The Yukon Department of Justice has evicted a person from a McIntyre home owned by the Kwanlin Dun First Nation.
It’s the first time that the Yukon’s Safer Communities and Neighbourhoods Act has been used to remove a tenant from a property owned by a Yukon First Nation.
The Oct. 15 eviction order was issued after a six-month investigation, said Jeff Ford, director of public safety and investigations for the Yukon Department of Justice.
While this is the first time that someone has been formally evicted from First Nations land under the act, it’s not the first time that investigators have co-ordinated with a First Nation government, he said.
Complaints about the property in the McIntyre neighbourhood date back to 2009.
After talking to neighbours and surveilling the home over the last several months, investigators concluded that the tenant’s actions were having an “adverse effect on the community,” the threshold for laying an eviction under SCAN.
“What we saw was behaviours consistent with the distribution of drugs and habitual use on the property,” said Ford.
In enforcing the eviction, Kwanlin Dun made efforts to offer supports and find other accommodations for the tenant, said Ford.
“It’s hoped that in going forward with enforcement action, but also in parallel with the social assistance and supports, that the activity doesn’t continue somewhere else in the community,” he said.
Often when SCAN investigators issue an eviction or a warning they meet with a tenant and make an effort to connect them with help.
“Sometimes a social worker, or other worker from a different agency, will even attend with us when we meet with the tenants,” said Ford. “It’s a way of providing some kind of path to a more positive direction.”
While the SCAN legislation is designed first and foremost to protect the community, it also often helps get people facing an eviction back on the straight and narrow, said Ford.
“We have seen persons that have been involved in SCAN action actually take that positive change after receiving a warning or being evicted from a property,” he said. “Sometimes it’s enough for them to say, ‘This is something that I can’t do and I need counselling and other supports to carry on.’”
Though the evidence gathered during a SCAN investigation can be used by law enforcement to lay more serious criminal charges, it’s rarely done.
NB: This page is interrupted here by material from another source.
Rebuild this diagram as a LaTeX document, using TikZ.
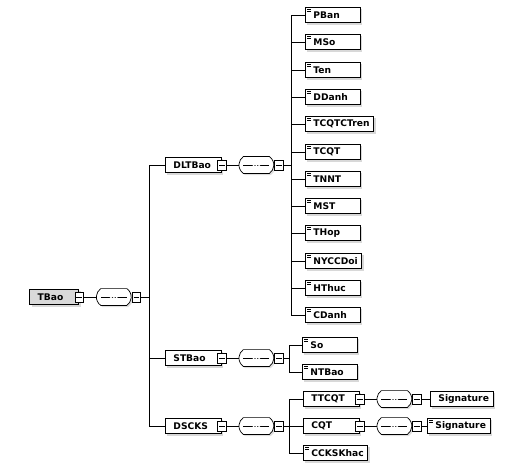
\documentclass[tikz,border=0pt]{standalone}
\usepackage{fontspec}
\setmainfont{DejaVu Sans}
\usetikzlibrary{positioning,shapes.misc,shadows}

% text of a box: indent, at least #1 wide, left aligned
\newlength\ntw
\newcommand\ntxt[2]{\settowidth\ntw{#2}\ifdim\ntw<#1\ntw=#1\fi\hspace*{0.2cm}\makebox[\ntw][l]{#2}\hspace*{0.1cm}}

\begin{document}
\begin{tikzpicture}[x=0.025cm, y=-0.025cm, line width=0.6pt,
    font=\bfseries\fontsize{6.5}{7.5}\selectfont]
    % Styles
    \tikzset{
        elem/.style={rectangle, draw, fill=white, inner sep=0, minimum height=0.38cm, anchor=west,
            drop shadow={shadow xshift=0.05cm, shadow yshift=-0.05cm, fill=gray!60}},
        root/.style={elem, fill=gray!30, line width=0.9pt},
        leaf/.style={elem, path picture={
            \draw[line width=0.5pt] ([xshift=0.04cm,yshift=-0.05cm]path picture bounding box.north west) -- ++(0.1cm,0)
                ([xshift=0.04cm,yshift=-0.09cm]path picture bounding box.north west) -- ++(0.1cm,0);}},
        minusbox/.style={rectangle, draw, fill=white, inner sep=0, minimum width=0.22cm,
            minimum height=0.25cm, line width=0.5pt, path picture={
            \draw ([xshift=0.04cm]path picture bounding box.west) -- ([xshift=-0.04cm]path picture bounding box.east);}},
        seq/.style={rounded rectangle, rounded rectangle arc length=110,
            draw, fill=white, inner sep=0, minimum width=0.87cm, minimum height=0.42cm, line width=0.5pt,
            drop shadow={shadow xshift=0.04cm, shadow yshift=-0.04cm, fill=gray!50},
            path picture={
            \draw ([xshift=0.12cm]path picture bounding box.west) -- ([xshift=-0.12cm]path picture bounding box.east);
            \foreach \dx in {-0.07,0,0.07} \fill ([xshift=\dx cm]path picture bounding box.center) circle (0.032cm);}}
    }
    \useasboundingbox (0,0) rectangle (505,466);

    % === ROOT ===
    \node [root] (tbao) at (29,297) {\ntxt{0.925cm}{TBao}};
    \node [minusbox] (tbaom) at (tbao.east) {};
    \node [seq, right=0.3cm of tbaom] (tbaoseq) {};
    \node [minusbox, anchor=west] (tbaoseqm) at (tbaoseq.east) {};
    \coordinate (tbaobr) at (149,297);

    % === LEVEL 1 ===
    % DLTBao
    \node [elem] (dltbao) at (165,165) {\ntxt{1.1cm}{DLTBao}};
    \node [minusbox] (dltbaom) at (dltbao.east) {};
    \node [seq, right=0.3cm of dltbaom] (dltbaoseq) {};
    \node [minusbox, anchor=west] (dltbaoseqm) at (dltbaoseq.east) {};
    \coordinate (dltbaobr) at (291,165);

    % STBao
    \node [elem] (stbao) at (165,358) {\ntxt{1.1cm}{STBao}};
    \node [minusbox] (stbaom) at (stbao.east) {};
    \node [seq, right=0.3cm of stbaom] (stbaoseq) {};
    \node [minusbox, anchor=west] (stbaoseqm) at (stbaoseq.east) {};
    \coordinate (stbaobr) at (289,358);

    % DSCKS
    \node [elem] (dscks) at (165,426) {\ntxt{1.1cm}{DSCKS}};
    \node [minusbox] (dscksm) at (dscks.east) {};
    \node [seq, right=0.3cm of dscksm] (dscksseq) {};
    \node [minusbox, anchor=west] (dscksseqm) at (dscksseq.east) {};
    \coordinate (dscksbr) at (289,426);

    % === LEVEL 2: DLTBao ===
    \node [leaf] (pban) at (305,15) {\ntxt{1.075cm}{PBan}};
    \node [leaf] (mso) at (305,42) {\ntxt{1.075cm}{MSo}};
    \node [leaf] (ten) at (305,70) {\ntxt{1.075cm}{Ten}};
    \node [leaf] (ddanh) at (305,97) {\ntxt{1.075cm}{DDanh}};
    \node [leaf] (tcqtctren) at (305,124) {\ntxt{1.075cm}{TCQTCTren}};
    \node [leaf] (tcqt) at (305,152) {\ntxt{1.075cm}{TCQT}};
    \node [leaf] (tnnt) at (305,179) {\ntxt{1.075cm}{TNNT}};
    \node [leaf] (mst) at (305,206) {\ntxt{1.075cm}{MST}};
    \node [leaf] (thop) at (305,233) {\ntxt{1.075cm}{THop}};
    \node [leaf] (nyccdoi) at (305,261) {\ntxt{1.075cm}{NYCCDoi}};
    \node [leaf] (hthuc) at (305,288) {\ntxt{1.075cm}{HThuc}};
    \node [leaf] (cdanh) at (305,315) {\ntxt{1.075cm}{CDanh}};

    % === LEVEL 2: STBao ===
    \node [leaf] (so) at (302,345) {\ntxt{1.075cm}{So}};
    \node [leaf] (ntbao) at (302,372) {\ntxt{1.075cm}{NTBao}};

    % === LEVEL 2: DSCKS ===
    \node [elem] (ttcqt) at (303,399) {\ntxt{1.1cm}{TTCQT}};
    \node [minusbox] (ttcqtm) at (ttcqt.east) {};
    \node [seq, right=0.3cm of ttcqtm] (ttcqtseq) {};
    \node [minusbox, anchor=west] (ttcqtseqm) at (ttcqtseq.east) {};
    \node [elem] (sigone) at (430,399) {\ntxt{1.075cm}{Signature}};

    \node [elem] (cqt) at (303,426) {\ntxt{1.1cm}{CQT}};
    \node [minusbox] (cqtm) at (cqt.east) {};
    \node [seq, right=0.3cm of cqtm] (cqtseq) {};
    \node [minusbox, anchor=west] (cqtseqm) at (cqtseq.east) {};
    \node [leaf] (sigtwo) at (427,426) {\ntxt{1.075cm}{Signature}};

    \node [leaf] (ccks) at (303,453) {\ntxt{1.075cm}{CCKSKhac}};

    % === CONNECTORS ===
    \draw (tbaom) -- (tbaoseq);
    \draw (tbaoseqm) -- (tbaobr);
    \draw (tbaobr) |- (dltbao);
    \draw (tbaobr) |- (stbao);
    \draw (tbaobr) |- (dscks);

    \draw (dltbaom) -- (dltbaoseq);
    \draw (dltbaoseqm) -- (dltbaobr);
    \draw (dltbaobr) |- (pban);
    \draw (dltbaobr) |- (mso);
    \draw (dltbaobr) |- (ten);
    \draw (dltbaobr) |- (ddanh);
    \draw (dltbaobr) |- (tcqtctren);
    \draw (dltbaobr) |- (tcqt);
    \draw (dltbaobr) |- (tnnt);
    \draw (dltbaobr) |- (mst);
    \draw (dltbaobr) |- (thop);
    \draw (dltbaobr) |- (nyccdoi);
    \draw (dltbaobr) |- (hthuc);
    \draw (dltbaobr) |- (cdanh);

    \draw (stbaom) -- (stbaoseq);
    \draw (stbaoseqm) -- (stbaobr);
    \draw (stbaobr) |- (so);
    \draw (stbaobr) |- (ntbao);

    \draw (dscksm) -- (dscksseq);
    \draw (dscksseqm) -- (dscksbr);
    \draw (dscksbr) |- (ttcqt);
    \draw (dscksbr) |- (cqt);
    \draw (dscksbr) |- (ccks);

    \draw (ttcqtm) -- (ttcqtseq);
    \draw (ttcqtseqm) -- (sigone);
    \draw (cqtm) -- (cqtseq);
    \draw (cqtseqm) -- (sigtwo);
\end{tikzpicture}
\end{document}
No criminal charges have been filed in this case.
“To a certain extent, it’s a positive way of trying to address the harms that come from this activity, in that the person is offered an opportunity, after being either warned or forced to vacate, to take a more positive direction in their lives, one that doesn’t leave them with criminal charges,” said Ford.
Since SCAN was passed in 2006, investigators have received 421 complaints. From those, more than 30 formal warnings were issued and 37 landlord sanctioned evictions carried out, as well as one community safety order that had the owner of a home in Porter Creek evicted.
As of press time, no one from the Kwanlin Dun’s Justice Department could be reached for comment.